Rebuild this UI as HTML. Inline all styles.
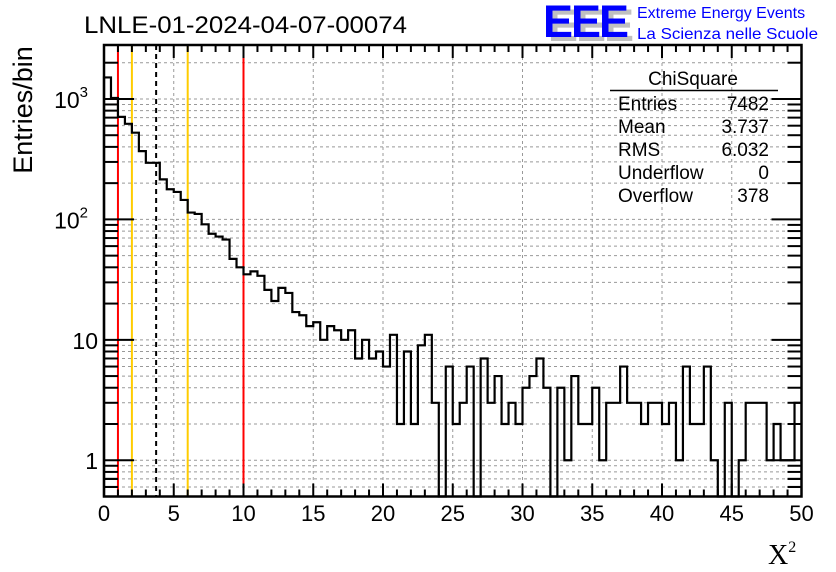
<!DOCTYPE html>
<html><head><meta charset="utf-8">
<style>
html,body{margin:0;padding:0;background:#fff;}
svg{display:block;font-family:"Liberation Sans",sans-serif;}
</style></head>
<body>
<svg id="chart" width="836" height="572" viewBox="0 0 836 572" xmlns="http://www.w3.org/2000/svg">
  <rect width="836" height="572" fill="#fff"/>
  <g id="grid"></g>
  <g id="vlines"></g>
  <g id="hist"></g>
  <g id="axes"></g>
  <text x="84" y="33" font-size="24" textLength="323" lengthAdjust="spacingAndGlyphs">LNLE-01-2024-04-07-00074</text>
  <g>
    <text x="548" y="41" font-size="45" font-weight="bold" fill="#c0c0c0" letter-spacing="-2">EEE</text>
    <text x="543" y="37" font-size="45" font-weight="bold" fill="#0000ff" letter-spacing="-2">EEE</text>
    <text x="637" y="18" font-size="16" fill="#0000ff">Extreme Energy Events</text>
    <text x="637" y="39" font-size="16" fill="#0000ff" textLength="181" lengthAdjust="spacingAndGlyphs">La Scienza nelle Scuole</text>
  </g>
  <g font-size="19">
    <text x="693" y="85" text-anchor="middle">ChiSquare</text>
    <line x1="610" y1="90.5" x2="778" y2="90.5" stroke="#000" stroke-width="1.5"/>
    <text x="618" y="110">Entries</text><text x="769" y="110" text-anchor="end">7482</text>
    <text x="618" y="133">Mean</text><text x="769" y="133" text-anchor="end">3.737</text>
    <text x="618" y="156">RMS</text><text x="769" y="156" text-anchor="end">6.032</text>
    <text x="618" y="179">Underflow</text><text x="769" y="179" text-anchor="end">0</text>
    <text x="618" y="202">Overflow</text><text x="769" y="202" text-anchor="end">378</text>
  </g>
  <text transform="translate(32,110) rotate(-90)" text-anchor="middle" font-size="27">Entries/bin</text>
  <text x="768" y="564" font-size="28" font-family="Liberation Serif, serif">X<tspan font-size="16" dy="-12">2</tspan></text>
</svg>
<script>
const binCounts = [1510,1020,710,622,525,369,295,295,215,178,169,145,114,111,91,76,72,68,47,40,
  35,37,34,26,21,27,24.5,17,16,13,14,10,13,12,10,12,7,10,7,8,
  6,11,2,8,2,9,11,3,0,6,2,3,6,0,7,3,5,2,3,2,
  4,5,7,4,0,4,1,5,2,2,4,1,3,3,6,3,3,2,3,3,
  2,3,1,6,2,2,6,1,0,3,0,1,3,3,3,1,2,1,1,3];
const xTickLabels = ["0","5","10","15","20","25","30","35","40","45","50"];
const cutLinesX = [1,2,3.737,6,10];
const cutColors = ["#ff0000","#ffcc00","#000","#ffcc00","#ff0000"];

const NS="http://www.w3.org/2000/svg";
const X0=104, X1=801.5, YT=45, YB=496.5;
const xMin=0, xMax=50, logMin=Math.log10(0.5), logMax=(460.5-45)/120.5;
function xs(v){return X0+(v-xMin)/(xMax-xMin)*(X1-X0);}
function ys(v){if(v<=0)return YB;const l=Math.log10(v);return YB-(l-logMin)/(logMax-logMin)*(YB-YT);}
function mk(tag,attrs,parent){const e=document.createElementNS(NS,tag);for(const k in attrs)e.setAttribute(k,attrs[k]);parent.appendChild(e);return e;}

const grid=document.getElementById('grid');
for(let i=1;i<10;i++){
  const x=xs(i*5);
  const g=mk('line',{x1:x,y1:YT,x2:x,y2:YB,stroke:'#999','stroke-dasharray':'3,3','stroke-width':1},grid);
  
  
}
const yGridVals=[];
for(let d=-1;d<=3;d++)for(let m=1;m<10;m++){const v=m*Math.pow(10,d);if(v>=0.5&&ys(v)>YT+1)yGridVals.push(v);}
yGridVals.forEach(v=>{
  const y=ys(v);
  const g=mk('line',{x1:X0,y1:y,x2:X1,y2:y,stroke:'#999','stroke-dasharray':'3,3','stroke-width':1},grid);
  
  
});

const vl=document.getElementById('vlines');
cutLinesX.forEach((c,i)=>{
  const x=xs(c);
  const l=mk('line',{x1:x,y1:YT,x2:x,y2:YB,stroke:cutColors[i],'stroke-width':2},vl);
  if(i===2)l.setAttribute('stroke-dasharray','5,4');
  
  
});

const bw=(xMax-xMin)/binCounts.length;
let d='M'+xs(0)+','+YB;
binCounts.forEach((c,i)=>{
  const y=ys(c);
  d+=' L'+xs(i*bw)+','+y+' L'+xs((i+1)*bw)+','+y;
});
const hp=mk('path',{d:d,fill:'none',stroke:'#000','stroke-width':2.2},document.getElementById('hist'));



const ax=document.getElementById('axes');
const fr=mk('rect',{x:X0,y:YT,width:X1-X0,height:YB-YT,fill:'none',stroke:'#000','stroke-width':2.5},ax);


for(let i=0;i<=50;i++){
  const x=xs(i);const len=(i%5===0)?13:7;
  mk('line',{x1:x,y1:YB,x2:x,y2:YB-len,stroke:'#000','stroke-width':2},ax);
  mk('line',{x1:x,y1:YT,x2:x,y2:YT+len,stroke:'#000','stroke-width':2},ax);
}
xTickLabels.forEach((t,i)=>{
  const e=mk('text',{x:xs(i*5),y:521,'text-anchor':'middle','font-size':22},ax);
  e.textContent=t;
  
  
});
yGridVals.concat([0.6,0.7,0.8,0.9].filter(v=>!yGridVals.includes(v))).forEach(v=>{
  const y=ys(v);const major=[1,10,100,1000].includes(v);const len=major?30:14;
  mk('line',{x1:X0,y1:y,x2:X0+len,y2:y,stroke:'#000','stroke-width':2},ax);
  mk('line',{x1:X1,y1:y,x2:X1-len,y2:y,stroke:'#000','stroke-width':2},ax);
});
[[1,'1',null],[10,'10',null],[100,'10','2'],[1000,'10','3']].forEach(([v,b,sup])=>{
  const e=mk('text',{x:sup?88:98,y:ys(v)+9,'text-anchor':'end','font-size':23},ax);
  e.textContent=b;
  if(sup){const s=mk('tspan',{'font-size':15,dy:-11},e);s.textContent=sup;}
  
  
});
</script>
</body></html>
□ □ □ □
Copy out all of the data word for word. Do not carry over any picture.

Rebuild this UI as HTML. Inline all styles.
<!DOCTYPE html>
<html><head><meta charset="utf-8">
<style>
html,body{margin:0;padding:0;background:#fff;}
svg{display:block;font-family:"Liberation Sans",sans-serif;}
</style></head>
<body>
<svg id="chart" width="836" height="572" viewBox="0 0 836 572" xmlns="http://www.w3.org/2000/svg">
  <rect width="836" height="572" fill="#fff"/>
  <g id="grid"></g>
  <g id="vlines"></g>
  <g id="hist"></g>
  <g id="axes"></g>
  <text x="84" y="33" font-size="24" textLength="323" lengthAdjust="spacingAndGlyphs">LNLE-01-2024-04-07-00074</text>
  <g>
    <text x="548" y="41" font-size="45" font-weight="bold" fill="#c0c0c0" letter-spacing="-2">EEE</text>
    <text x="543" y="37" font-size="45" font-weight="bold" fill="#0000ff" letter-spacing="-2">EEE</text>
    <text x="637" y="18" font-size="16" fill="#0000ff">Extreme Energy Events</text>
    <text x="637" y="39" font-size="16" fill="#0000ff" textLength="181" lengthAdjust="spacingAndGlyphs">La Scienza nelle Scuole</text>
  </g>
  <g font-size="19">
    <text x="693" y="85" text-anchor="middle">ChiSquare</text>
    <line x1="610" y1="90.5" x2="778" y2="90.5" stroke="#000" stroke-width="1.5"/>
    <text x="618" y="110">Entries</text><text x="769" y="110" text-anchor="end">7482</text>
    <text x="618" y="133">Mean</text><text x="769" y="133" text-anchor="end">3.737</text>
    <text x="618" y="156">RMS</text><text x="769" y="156" text-anchor="end">6.032</text>
    <text x="618" y="179">Underflow</text><text x="769" y="179" text-anchor="end">0</text>
    <text x="618" y="202">Overflow</text><text x="769" y="202" text-anchor="end">378</text>
  </g>
  <text transform="translate(32,110) rotate(-90)" text-anchor="middle" font-size="27">Entries/bin</text>
  <text x="768" y="564" font-size="28" font-family="Liberation Serif, serif">X<tspan font-size="16" dy="-12">2</tspan></text>
</svg>
<script>
const binCounts = [1510,1020,710,622,525,369,295,295,215,178,169,145,114,111,91,76,72,68,47,40,
  35,37,34,26,21,27,24.5,17,16,13,14,10,13,12,10,12,7,10,7,8,
  6,11,2,8,2,9,11,3,0,6,2,3,6,0,7,3,5,2,3,2,
  4,5,7,4,0,4,1,5,2,2,4,1,3,3,6,3,3,2,3,3,
  2,3,1,6,2,2,6,1,0,3,0,1,3,3,3,1,2,1,1,3];
const xTickLabels = ["0","5","10","15","20","25","30","35","40","45","50"];
const cutLinesX = [1,2,3.737,6,10];
const cutColors = ["#ff0000","#ffcc00","#000","#ffcc00","#ff0000"];

const NS="http://www.w3.org/2000/svg";
const X0=104, X1=801.5, YT=45, YB=496.5;
const xMin=0, xMax=50, logMin=Math.log10(0.5), logMax=(460.5-45)/120.5;
function xs(v){return X0+(v-xMin)/(xMax-xMin)*(X1-X0);}
function ys(v){if(v<=0)return YB;const l=Math.log10(v);return YB-(l-logMin)/(logMax-logMin)*(YB-YT);}
function mk(tag,attrs,parent){const e=document.createElementNS(NS,tag);for(const k in attrs)e.setAttribute(k,attrs[k]);parent.appendChild(e);return e;}

const grid=document.getElementById('grid');
for(let i=1;i<10;i++){
  const x=xs(i*5);
  const g=mk('line',{x1:x,y1:YT,x2:x,y2:YB,stroke:'#999','stroke-dasharray':'3,3','stroke-width':1},grid);
  
  
}
const yGridVals=[];
for(let d=-1;d<=3;d++)for(let m=1;m<10;m++){const v=m*Math.pow(10,d);if(v>=0.5&&ys(v)>YT+1)yGridVals.push(v);}
yGridVals.forEach(v=>{
  const y=ys(v);
  const g=mk('line',{x1:X0,y1:y,x2:X1,y2:y,stroke:'#999','stroke-dasharray':'3,3','stroke-width':1},grid);
  
  
});

const vl=document.getElementById('vlines');
cutLinesX.forEach((c,i)=>{
  const x=xs(c);
  const l=mk('line',{x1:x,y1:YT,x2:x,y2:YB,stroke:cutColors[i],'stroke-width':2},vl);
  if(i===2)l.setAttribute('stroke-dasharray','5,4');
  
  
});

const bw=(xMax-xMin)/binCounts.length;
let d='M'+xs(0)+','+YB;
binCounts.forEach((c,i)=>{
  const y=ys(c);
  d+=' L'+xs(i*bw)+','+y+' L'+xs((i+1)*bw)+','+y;
});
const hp=mk('path',{d:d,fill:'none',stroke:'#000','stroke-width':2.2},document.getElementById('hist'));



const ax=document.getElementById('axes');
const fr=mk('rect',{x:X0,y:YT,width:X1-X0,height:YB-YT,fill:'none',stroke:'#000','stroke-width':2.5},ax);


for(let i=0;i<=50;i++){
  const x=xs(i);const len=(i%5===0)?13:7;
  mk('line',{x1:x,y1:YB,x2:x,y2:YB-len,stroke:'#000','stroke-width':2},ax);
  mk('line',{x1:x,y1:YT,x2:x,y2:YT+len,stroke:'#000','stroke-width':2},ax);
}
xTickLabels.forEach((t,i)=>{
  const e=mk('text',{x:xs(i*5),y:521,'text-anchor':'middle','font-size':22},ax);
  e.textContent=t;
  
  
});
yGridVals.concat([0.6,0.7,0.8,0.9].filter(v=>!yGridVals.includes(v))).forEach(v=>{
  const y=ys(v);const major=[1,10,100,1000].includes(v);const len=major?30:14;
  mk('line',{x1:X0,y1:y,x2:X0+len,y2:y,stroke:'#000','stroke-width':2},ax);
  mk('line',{x1:X1,y1:y,x2:X1-len,y2:y,stroke:'#000','stroke-width':2},ax);
});
[[1,'1',null],[10,'10',null],[100,'10','2'],[1000,'10','3']].forEach(([v,b,sup])=>{
  const e=mk('text',{x:sup?88:98,y:ys(v)+9,'text-anchor':'end','font-size':23},ax);
  e.textContent=b;
  if(sup){const s=mk('tspan',{'font-size':15,dy:-11},e);s.textContent=sup;}
  
  
});
</script>
</body></html>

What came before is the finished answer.